» RECORDED INFORMATION:
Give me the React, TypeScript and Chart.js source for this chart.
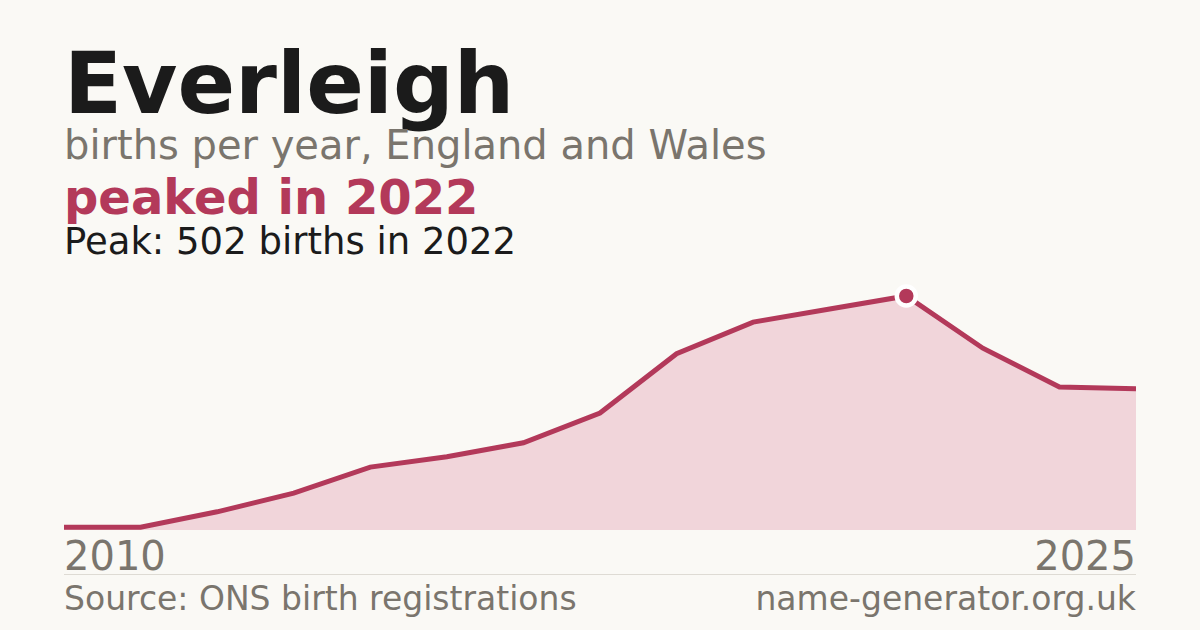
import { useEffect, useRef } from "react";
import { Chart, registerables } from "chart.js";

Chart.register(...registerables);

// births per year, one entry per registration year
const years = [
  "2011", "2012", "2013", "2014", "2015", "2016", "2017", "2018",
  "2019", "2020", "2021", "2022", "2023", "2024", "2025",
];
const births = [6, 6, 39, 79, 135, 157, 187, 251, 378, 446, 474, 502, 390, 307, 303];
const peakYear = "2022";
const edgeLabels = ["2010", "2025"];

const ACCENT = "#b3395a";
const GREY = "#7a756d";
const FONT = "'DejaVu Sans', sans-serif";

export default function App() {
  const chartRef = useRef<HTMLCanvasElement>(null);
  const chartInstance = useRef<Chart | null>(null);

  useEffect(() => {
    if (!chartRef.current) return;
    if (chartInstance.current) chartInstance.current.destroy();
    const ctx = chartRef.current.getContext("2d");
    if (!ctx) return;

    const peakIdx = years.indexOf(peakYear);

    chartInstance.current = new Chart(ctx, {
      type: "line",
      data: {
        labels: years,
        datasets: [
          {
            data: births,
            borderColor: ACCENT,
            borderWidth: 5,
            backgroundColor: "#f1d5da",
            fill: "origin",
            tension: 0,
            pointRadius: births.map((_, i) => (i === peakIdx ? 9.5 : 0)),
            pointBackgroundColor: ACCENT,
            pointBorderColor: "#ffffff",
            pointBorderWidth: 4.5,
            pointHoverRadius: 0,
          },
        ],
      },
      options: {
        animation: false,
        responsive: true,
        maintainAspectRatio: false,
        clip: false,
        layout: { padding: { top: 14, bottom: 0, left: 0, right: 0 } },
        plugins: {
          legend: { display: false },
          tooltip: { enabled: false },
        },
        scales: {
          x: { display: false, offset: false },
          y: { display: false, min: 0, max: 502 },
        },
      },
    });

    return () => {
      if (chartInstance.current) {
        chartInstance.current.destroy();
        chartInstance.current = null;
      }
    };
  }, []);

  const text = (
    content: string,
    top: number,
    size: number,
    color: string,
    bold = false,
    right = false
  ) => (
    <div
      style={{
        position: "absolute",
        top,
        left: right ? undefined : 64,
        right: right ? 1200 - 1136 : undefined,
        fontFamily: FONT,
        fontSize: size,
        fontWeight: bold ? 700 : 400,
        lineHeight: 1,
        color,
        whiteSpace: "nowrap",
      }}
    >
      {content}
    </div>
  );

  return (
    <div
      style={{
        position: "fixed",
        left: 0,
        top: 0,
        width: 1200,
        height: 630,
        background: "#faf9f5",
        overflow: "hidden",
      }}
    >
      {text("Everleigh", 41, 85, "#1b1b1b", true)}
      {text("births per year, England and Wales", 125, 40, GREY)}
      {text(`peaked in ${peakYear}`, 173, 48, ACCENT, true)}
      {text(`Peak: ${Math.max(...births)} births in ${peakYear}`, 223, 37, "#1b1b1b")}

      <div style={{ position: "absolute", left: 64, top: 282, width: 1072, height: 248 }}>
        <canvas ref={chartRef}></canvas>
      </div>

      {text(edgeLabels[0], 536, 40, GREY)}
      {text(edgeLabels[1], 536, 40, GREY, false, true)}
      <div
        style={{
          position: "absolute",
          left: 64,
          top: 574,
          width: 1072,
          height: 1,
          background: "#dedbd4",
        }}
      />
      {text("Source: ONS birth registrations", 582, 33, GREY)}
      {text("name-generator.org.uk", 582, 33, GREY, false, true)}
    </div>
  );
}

» WHAT YOU ARE ASKED TO DO: Begin at the first line of the data above and repeat each line exactly, stopping after the line containing "const chartInstance = useRef<Chart". Omit the pictures.

» RESPONSE TO THE EXERCISE:
Give me the React, TypeScript and Chart.js source for this chart.
import { useEffect, useRef } from "react";
import { Chart, registerables } from "chart.js";

Chart.register(...registerables);

// births per year, one entry per registration year
const years = [
  "2011", "2012", "2013", "2014", "2015", "2016", "2017", "2018",
  "2019", "2020", "2021", "2022", "2023", "2024", "2025",
];
const births = [6, 6, 39, 79, 135, 157, 187, 251, 378, 446, 474, 502, 390, 307, 303];
const peakYear = "2022";
const edgeLabels = ["2010", "2025"];

const ACCENT = "#b3395a";
const GREY = "#7a756d";
const FONT = "'DejaVu Sans', sans-serif";

export default function App() {
  const chartRef = useRef<HTMLCanvasElement>(null);
  const chartInstance = useRef<Chart | null>(null);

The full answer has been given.